60 Minutes interviews PBGH CEO about the landmark Sutter Health lawsuit
How a hospital system grew to gain market power and drove up California health care costs
Sutter Health is in the midst of a lawsuit for business practices that drove up health care prices for Californians.
From the 60 Minute Interview:
“According to the lawsuit, Sutter used its leverage to force the big companies and their insurers into what are called “all-or-nothing” contracts, meaning that they had to include all 24 of Sutter’s hospitals in their health plans.
Elizabeth Mitchell: And sometimes they would have to include hospitals that were in regions that the employers didn’t even have employees in.
Lesley Stahl: Sutter was forcing big companies to cover hospitals in places where nobody worked for the company lived?
Elizabeth Mitchell: That’s right. It was all or nothing and no employer could do without all of the Sutter system.
We asked Sutter for an interview, but the hospital declined and instead sent us a statement saying, in part, that it’s committed “…to high-quality, affordable care…” and that its coordinated health care network “delivers healthier patient outcomes at a lower total cost of care,” something that “…has proven even more critical during the COVID-19 pandemic.”
Lesley Stahl: Sutter says that when you have a system as big as theirs, what they can offer is coordinated care. They can reduce duplication and they can cut costs. Now that sounds reasonable.
Elizabeth Mitchell: Well, that is true in every other industry. That they use their size to reduce their prices. And yet the opposite has been true in health care. They merge and then they use their market leverage to increase prices.
Lesley Stahl: But what about this idea of coordinated care? I think that was one of the reasons that these mergers were allowed to happen.
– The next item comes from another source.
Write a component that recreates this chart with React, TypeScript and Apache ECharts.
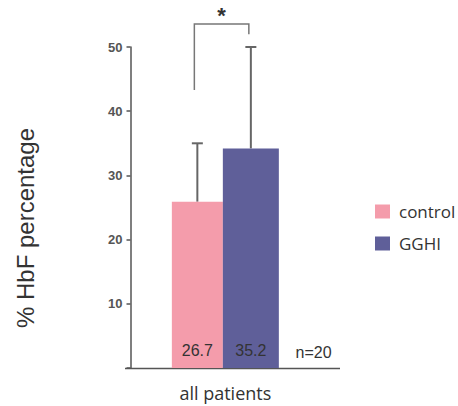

Elizabeth Mitchell: Coordinated care is what everybody wants. The problem is it has not been achieved in these mergers. We’re not getting better outcomes. We’re not getting, you know, healthier people.
Most alarming, she says, hospitals across the country have been following Sutter’s lead.
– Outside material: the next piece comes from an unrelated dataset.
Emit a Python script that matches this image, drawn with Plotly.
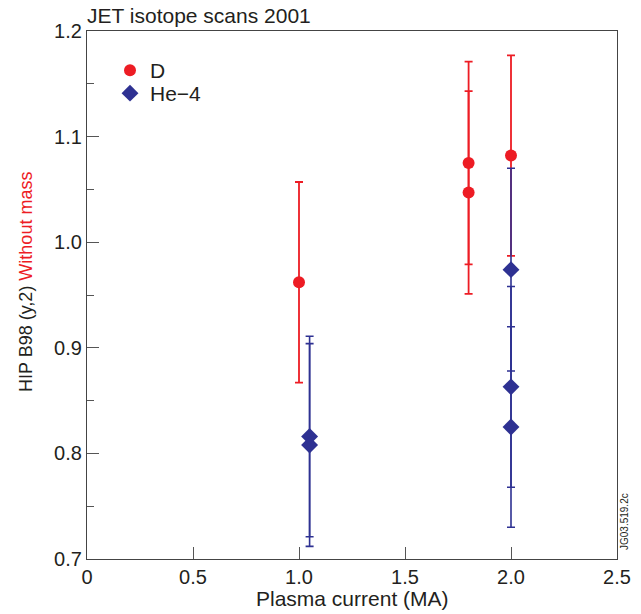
import plotly.graph_objects as go

# Data
d_x = [1.0, 1.8, 1.8, 2.0]
d_y = [0.962, 1.075, 1.047, 1.082]
d_err = [0.095, 0.096, 0.096, 0.095]

he_x = [1.05, 1.05, 2.0, 2.0, 2.0]
he_y = [0.816, 0.808, 0.974, 0.863, 0.825]
he_err = [0.095, 0.096, 0.096, 0.095, 0.095]

x_tickvals = [0, 0.5, 1.0, 1.5, 2.0, 2.5]
x_ticktext = ["0", "0.5", "1.0", "1.5", "2.0", "2.5"]
y_tickvals = [0.7, 0.8, 0.9, 1.0, 1.1, 1.2]
y_ticktext = ["0.7", "0.8", "0.9", "1.0", "1.1", "1.2"]

RED = "#ED1C24"
BLUE = "#2E3192"
FONT = "Liberation Sans"
TXT = "#231F20"

W, H = 641, 614
L, R, T, B = 87, 24, 31, 55
PW, PH = W - L - R, H - T - B

fig = go.Figure()
fig.add_trace(go.Scatter(
    x=d_x, y=d_y, mode="markers", name="D", legend="legend",
    marker=dict(symbol="circle", size=12, color=RED),
    error_y=dict(type="data", array=d_err, visible=True, color=RED, thickness=1.8, width=4),
))
fig.add_trace(go.Scatter(
    x=he_x, y=he_y, mode="markers", name="He\u22124", legend="legend2",
    marker=dict(symbol="diamond", size=13, color=BLUE),
    error_y=dict(type="data", array=he_err, visible=True, color=BLUE, thickness=1.6, width=4),
))

axis_common = dict(
    showgrid=False, zeroline=False, showline=True, linecolor="#444", linewidth=1.3,
    mirror=True, ticks="inside", tickcolor="#555", tickwidth=1.2, ticklen=12,
    tickfont=dict(family=FONT, size=20, color=TXT), automargin=False,
)

fig.update_xaxes(range=[0, 2.5], tickvals=x_tickvals, ticktext=x_ticktext, **axis_common)
fig.update_yaxes(range=[0.7, 1.2], tickvals=y_tickvals, ticktext=y_ticktext,
                 minor=dict(dtick=0.05, ticks="inside", ticklen=7, tickcolor="#555", tickwidth=1.2),
                 **axis_common)

legend_common = dict(xref="paper", yref="paper", xanchor="left", yanchor="top",
                     bgcolor="rgba(0,0,0,0)", font=dict(family=FONT, size=21, color=TXT),
                     itemwidth=30)

fig.update_layout(
    width=W, height=H,
    margin=dict(l=L, r=R, t=T, b=B),
    plot_bgcolor="white", paper_bgcolor="white",
    font=dict(family=FONT, color=TXT),
    title=dict(text="JET isotope scans 2001", x=L / W, xanchor="left",
               y=1 - 16 / H, yanchor="middle", font=dict(family=FONT, size=21, color=TXT)),
    showlegend=True,
    legend=dict(x=(110 - L) / PW, y=(H - B - 50) / PH, **legend_common),
    legend2=dict(x=(110 - L) / PW, y=(H - B - 73) / PH, **legend_common),
    annotations=[
        dict(text="Plasma current (MA)", xref="paper", yref="paper", x=0.5,
             y=-39 / PH, xanchor="center", yanchor="middle", showarrow=False,
             font=dict(family=FONT, size=21, color=TXT)),
        dict(text="HIP B98 (y,2) <span style='color:%s'>Without mass</span>" % RED,
             xref="paper", yref="paper", x=(26 - L) / PW, y=(H - B - 282) / PH,
             xanchor="center", yanchor="middle", textangle=-90, showarrow=False,
             font=dict(family=FONT, size=18, color=TXT)),
        dict(text="JG03.519.2c", xref="paper", yref="paper", x=(624 - L) / PW,
             y=(H - B - 522) / PH, xanchor="center", yanchor="middle", textangle=-90,
             showarrow=False, font=dict(family=FONT, size=10, color=TXT)),
    ],
)

fig.write_html("out.html")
Elizabeth Mitchell: This is happening in Maine. It’s happening in Texas. It’s happening across the country, the largest health systems are buying up everything.
Lesley Stahl: Do you think that this is the main reason that health costs are going up?
Elizabeth Mitchell: We have seen the data. It is the largest driver of health care cost increases. It’s hospital prices. And they’re not providing more services. And the quality isn’t increasing. They are just charging more for the same thing. It is just the prices. And they do it because they can.”